_EXERCISE DESCRIPTION_
Repeat exactly the lines from the one containing "Convert this chart to Plotly.js code." through the one containing "26, 21, 36, 25, 28, 21, 33, 33, 27, 31];", both lines included, please, without any other lines.

_THE DATA_
##############################

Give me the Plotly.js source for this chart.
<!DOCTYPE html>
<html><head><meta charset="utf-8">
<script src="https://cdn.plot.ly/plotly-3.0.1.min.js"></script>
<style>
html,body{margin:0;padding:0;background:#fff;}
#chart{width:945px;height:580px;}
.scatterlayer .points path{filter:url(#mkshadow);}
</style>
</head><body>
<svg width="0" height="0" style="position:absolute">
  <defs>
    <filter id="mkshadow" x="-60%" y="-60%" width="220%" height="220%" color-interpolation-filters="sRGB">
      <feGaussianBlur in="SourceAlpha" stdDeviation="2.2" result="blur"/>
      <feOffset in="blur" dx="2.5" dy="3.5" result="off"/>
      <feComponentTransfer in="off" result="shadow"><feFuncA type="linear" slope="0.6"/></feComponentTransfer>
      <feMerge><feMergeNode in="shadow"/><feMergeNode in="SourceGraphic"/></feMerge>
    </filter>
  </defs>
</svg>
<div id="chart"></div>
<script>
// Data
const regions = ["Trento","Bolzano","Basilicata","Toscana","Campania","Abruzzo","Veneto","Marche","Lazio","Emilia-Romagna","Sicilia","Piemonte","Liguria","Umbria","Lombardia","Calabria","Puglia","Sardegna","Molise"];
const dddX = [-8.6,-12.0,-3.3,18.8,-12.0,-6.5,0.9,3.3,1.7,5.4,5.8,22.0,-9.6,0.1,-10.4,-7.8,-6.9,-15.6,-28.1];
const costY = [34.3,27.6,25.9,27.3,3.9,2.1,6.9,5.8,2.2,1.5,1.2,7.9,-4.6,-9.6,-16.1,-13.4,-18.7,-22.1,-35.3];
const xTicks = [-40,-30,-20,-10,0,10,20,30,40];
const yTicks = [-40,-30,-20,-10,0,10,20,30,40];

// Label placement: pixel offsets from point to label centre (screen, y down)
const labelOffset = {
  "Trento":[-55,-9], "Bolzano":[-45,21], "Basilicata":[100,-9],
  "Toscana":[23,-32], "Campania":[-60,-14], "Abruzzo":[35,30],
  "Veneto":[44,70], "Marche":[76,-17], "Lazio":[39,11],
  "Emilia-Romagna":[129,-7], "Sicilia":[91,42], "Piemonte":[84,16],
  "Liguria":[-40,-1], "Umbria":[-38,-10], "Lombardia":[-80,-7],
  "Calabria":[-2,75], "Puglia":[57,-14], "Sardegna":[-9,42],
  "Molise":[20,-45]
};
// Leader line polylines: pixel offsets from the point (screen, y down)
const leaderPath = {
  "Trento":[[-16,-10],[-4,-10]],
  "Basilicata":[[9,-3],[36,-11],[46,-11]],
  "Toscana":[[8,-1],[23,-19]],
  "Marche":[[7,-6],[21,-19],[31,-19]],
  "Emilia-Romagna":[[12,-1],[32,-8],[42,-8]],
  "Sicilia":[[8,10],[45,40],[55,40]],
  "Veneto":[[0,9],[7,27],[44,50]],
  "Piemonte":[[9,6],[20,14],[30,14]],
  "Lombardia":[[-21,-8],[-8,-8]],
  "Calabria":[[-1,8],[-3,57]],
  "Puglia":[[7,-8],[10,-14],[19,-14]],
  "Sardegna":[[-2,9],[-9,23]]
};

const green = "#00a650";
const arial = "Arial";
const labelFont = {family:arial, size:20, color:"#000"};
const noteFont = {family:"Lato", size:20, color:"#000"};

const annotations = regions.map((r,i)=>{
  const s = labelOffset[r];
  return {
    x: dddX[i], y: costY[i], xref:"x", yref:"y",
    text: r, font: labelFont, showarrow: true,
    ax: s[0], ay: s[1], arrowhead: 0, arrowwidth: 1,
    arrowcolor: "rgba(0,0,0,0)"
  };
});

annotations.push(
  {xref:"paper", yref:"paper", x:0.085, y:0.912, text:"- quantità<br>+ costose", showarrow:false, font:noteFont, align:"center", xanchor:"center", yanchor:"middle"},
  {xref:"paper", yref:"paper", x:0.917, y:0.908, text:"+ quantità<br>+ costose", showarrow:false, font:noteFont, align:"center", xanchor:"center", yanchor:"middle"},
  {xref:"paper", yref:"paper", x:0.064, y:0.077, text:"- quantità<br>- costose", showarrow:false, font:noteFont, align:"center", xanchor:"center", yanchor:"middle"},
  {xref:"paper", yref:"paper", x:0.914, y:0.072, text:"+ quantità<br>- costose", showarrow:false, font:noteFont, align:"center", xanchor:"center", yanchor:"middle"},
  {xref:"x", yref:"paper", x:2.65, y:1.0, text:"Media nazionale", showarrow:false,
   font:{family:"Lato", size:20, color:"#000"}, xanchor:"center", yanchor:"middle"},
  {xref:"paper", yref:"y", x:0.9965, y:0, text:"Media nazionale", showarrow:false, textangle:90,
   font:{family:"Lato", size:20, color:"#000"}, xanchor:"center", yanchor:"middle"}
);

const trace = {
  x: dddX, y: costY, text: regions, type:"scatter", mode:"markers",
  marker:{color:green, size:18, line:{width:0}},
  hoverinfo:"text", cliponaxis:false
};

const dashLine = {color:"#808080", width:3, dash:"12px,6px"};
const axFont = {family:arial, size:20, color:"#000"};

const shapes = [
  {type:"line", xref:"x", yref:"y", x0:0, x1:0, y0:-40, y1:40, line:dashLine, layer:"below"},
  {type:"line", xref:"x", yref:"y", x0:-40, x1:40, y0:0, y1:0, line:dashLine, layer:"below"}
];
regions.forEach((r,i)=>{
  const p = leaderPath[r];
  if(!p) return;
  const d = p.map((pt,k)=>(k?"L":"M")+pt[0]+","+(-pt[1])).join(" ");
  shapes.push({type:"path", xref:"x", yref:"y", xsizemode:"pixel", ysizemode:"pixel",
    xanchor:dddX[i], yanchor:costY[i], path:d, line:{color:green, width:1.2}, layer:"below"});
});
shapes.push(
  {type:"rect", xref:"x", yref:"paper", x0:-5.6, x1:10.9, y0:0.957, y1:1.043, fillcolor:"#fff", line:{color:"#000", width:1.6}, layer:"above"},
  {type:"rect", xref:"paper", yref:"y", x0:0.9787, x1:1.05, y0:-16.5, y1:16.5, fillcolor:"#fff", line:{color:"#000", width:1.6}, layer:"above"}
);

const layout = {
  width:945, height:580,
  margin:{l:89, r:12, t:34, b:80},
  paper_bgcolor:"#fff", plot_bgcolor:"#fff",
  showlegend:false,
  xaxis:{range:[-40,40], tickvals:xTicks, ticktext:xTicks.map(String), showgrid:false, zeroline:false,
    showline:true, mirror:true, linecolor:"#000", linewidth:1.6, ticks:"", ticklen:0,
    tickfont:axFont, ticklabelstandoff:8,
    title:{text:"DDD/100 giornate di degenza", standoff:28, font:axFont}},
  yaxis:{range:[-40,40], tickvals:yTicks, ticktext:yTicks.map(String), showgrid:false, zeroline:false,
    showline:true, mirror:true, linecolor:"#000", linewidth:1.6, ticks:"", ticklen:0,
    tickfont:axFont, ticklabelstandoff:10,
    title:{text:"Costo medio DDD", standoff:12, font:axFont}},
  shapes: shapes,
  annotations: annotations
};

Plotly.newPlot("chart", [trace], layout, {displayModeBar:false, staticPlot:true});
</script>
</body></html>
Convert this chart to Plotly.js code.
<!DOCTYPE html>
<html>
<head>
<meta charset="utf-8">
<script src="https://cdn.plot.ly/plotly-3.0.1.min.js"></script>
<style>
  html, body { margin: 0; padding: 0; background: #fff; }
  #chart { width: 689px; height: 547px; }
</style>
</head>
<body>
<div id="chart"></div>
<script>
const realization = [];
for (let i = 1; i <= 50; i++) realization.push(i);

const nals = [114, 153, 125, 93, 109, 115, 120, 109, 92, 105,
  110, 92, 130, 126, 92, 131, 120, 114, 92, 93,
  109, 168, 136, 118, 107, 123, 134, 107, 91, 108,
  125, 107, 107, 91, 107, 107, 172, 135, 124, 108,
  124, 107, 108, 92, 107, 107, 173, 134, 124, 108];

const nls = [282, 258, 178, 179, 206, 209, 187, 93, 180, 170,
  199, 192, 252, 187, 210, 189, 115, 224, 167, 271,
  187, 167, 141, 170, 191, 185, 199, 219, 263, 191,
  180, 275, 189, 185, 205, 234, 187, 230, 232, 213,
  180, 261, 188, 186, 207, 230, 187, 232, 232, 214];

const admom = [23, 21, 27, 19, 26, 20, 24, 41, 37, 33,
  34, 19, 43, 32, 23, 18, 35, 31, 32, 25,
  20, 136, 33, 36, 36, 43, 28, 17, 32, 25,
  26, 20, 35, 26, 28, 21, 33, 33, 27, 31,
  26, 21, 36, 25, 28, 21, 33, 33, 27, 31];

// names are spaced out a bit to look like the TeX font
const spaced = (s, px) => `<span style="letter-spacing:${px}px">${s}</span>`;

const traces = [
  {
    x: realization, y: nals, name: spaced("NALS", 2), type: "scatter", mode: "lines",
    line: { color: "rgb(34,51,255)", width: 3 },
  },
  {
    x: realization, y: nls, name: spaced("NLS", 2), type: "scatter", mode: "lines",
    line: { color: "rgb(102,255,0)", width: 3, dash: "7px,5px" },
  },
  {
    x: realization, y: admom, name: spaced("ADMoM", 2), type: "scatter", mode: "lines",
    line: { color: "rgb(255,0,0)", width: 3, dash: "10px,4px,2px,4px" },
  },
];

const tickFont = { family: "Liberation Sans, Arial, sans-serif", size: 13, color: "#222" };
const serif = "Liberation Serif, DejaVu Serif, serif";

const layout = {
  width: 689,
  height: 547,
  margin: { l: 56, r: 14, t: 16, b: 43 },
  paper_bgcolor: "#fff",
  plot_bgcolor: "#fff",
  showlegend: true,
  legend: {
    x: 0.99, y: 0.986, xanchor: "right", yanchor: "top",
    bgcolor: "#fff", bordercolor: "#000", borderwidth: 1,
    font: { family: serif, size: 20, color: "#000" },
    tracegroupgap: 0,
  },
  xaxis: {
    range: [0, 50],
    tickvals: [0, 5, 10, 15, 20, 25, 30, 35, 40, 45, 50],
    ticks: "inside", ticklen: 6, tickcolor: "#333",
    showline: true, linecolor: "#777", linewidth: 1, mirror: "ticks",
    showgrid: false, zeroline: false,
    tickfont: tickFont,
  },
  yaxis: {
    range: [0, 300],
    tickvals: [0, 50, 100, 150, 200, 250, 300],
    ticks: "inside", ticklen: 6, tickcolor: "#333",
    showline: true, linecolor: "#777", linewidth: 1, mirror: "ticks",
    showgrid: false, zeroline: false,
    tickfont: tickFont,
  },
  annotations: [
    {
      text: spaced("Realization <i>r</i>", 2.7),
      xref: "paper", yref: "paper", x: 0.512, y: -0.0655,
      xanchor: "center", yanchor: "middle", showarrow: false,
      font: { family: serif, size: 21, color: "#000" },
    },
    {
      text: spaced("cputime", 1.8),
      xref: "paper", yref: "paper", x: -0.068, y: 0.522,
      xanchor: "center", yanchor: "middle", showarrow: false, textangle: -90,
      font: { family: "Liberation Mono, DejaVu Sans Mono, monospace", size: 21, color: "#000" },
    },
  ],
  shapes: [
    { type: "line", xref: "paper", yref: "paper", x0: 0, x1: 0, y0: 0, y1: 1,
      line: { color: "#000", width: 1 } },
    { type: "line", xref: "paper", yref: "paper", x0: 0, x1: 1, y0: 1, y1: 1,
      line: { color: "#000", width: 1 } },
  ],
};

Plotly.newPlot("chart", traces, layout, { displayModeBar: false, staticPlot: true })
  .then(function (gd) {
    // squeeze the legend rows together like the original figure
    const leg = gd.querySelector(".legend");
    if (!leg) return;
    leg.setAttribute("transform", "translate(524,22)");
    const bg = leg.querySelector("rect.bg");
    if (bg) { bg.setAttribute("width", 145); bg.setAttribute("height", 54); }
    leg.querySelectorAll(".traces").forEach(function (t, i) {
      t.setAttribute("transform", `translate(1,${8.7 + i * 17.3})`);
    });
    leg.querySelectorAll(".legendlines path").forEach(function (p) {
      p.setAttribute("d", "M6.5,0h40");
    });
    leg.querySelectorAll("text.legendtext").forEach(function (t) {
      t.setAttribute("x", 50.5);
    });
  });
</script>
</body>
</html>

##############################

_ANSWER FOR THIS EXERCISE_
Convert this chart to Plotly.js code.
<!DOCTYPE html>
<html>
<head>
<meta charset="utf-8">
<script src="https://cdn.plot.ly/plotly-3.0.1.min.js"></script>
<style>
  html, body { margin: 0; padding: 0; background: #fff; }
  #chart { width: 689px; height: 547px; }
</style>
</head>
<body>
<div id="chart"></div>
<script>
const realization = [];
for (let i = 1; i <= 50; i++) realization.push(i);

const nals = [114, 153, 125, 93, 109, 115, 120, 109, 92, 105,
  110, 92, 130, 126, 92, 131, 120, 114, 92, 93,
  109, 168, 136, 118, 107, 123, 134, 107, 91, 108,
  125, 107, 107, 91, 107, 107, 172, 135, 124, 108,
  124, 107, 108, 92, 107, 107, 173, 134, 124, 108];

const nls = [282, 258, 178, 179, 206, 209, 187, 93, 180, 170,
  199, 192, 252, 187, 210, 189, 115, 224, 167, 271,
  187, 167, 141, 170, 191, 185, 199, 219, 263, 191,
  180, 275, 189, 185, 205, 234, 187, 230, 232, 213,
  180, 261, 188, 186, 207, 230, 187, 232, 232, 214];

const admom = [23, 21, 27, 19, 26, 20, 24, 41, 37, 33,
  34, 19, 43, 32, 23, 18, 35, 31, 32, 25,
  20, 136, 33, 36, 36, 43, 28, 17, 32, 25,
  26, 20, 35, 26, 28, 21, 33, 33, 27, 31,
  26, 21, 36, 25, 28, 21, 33, 33, 27, 31];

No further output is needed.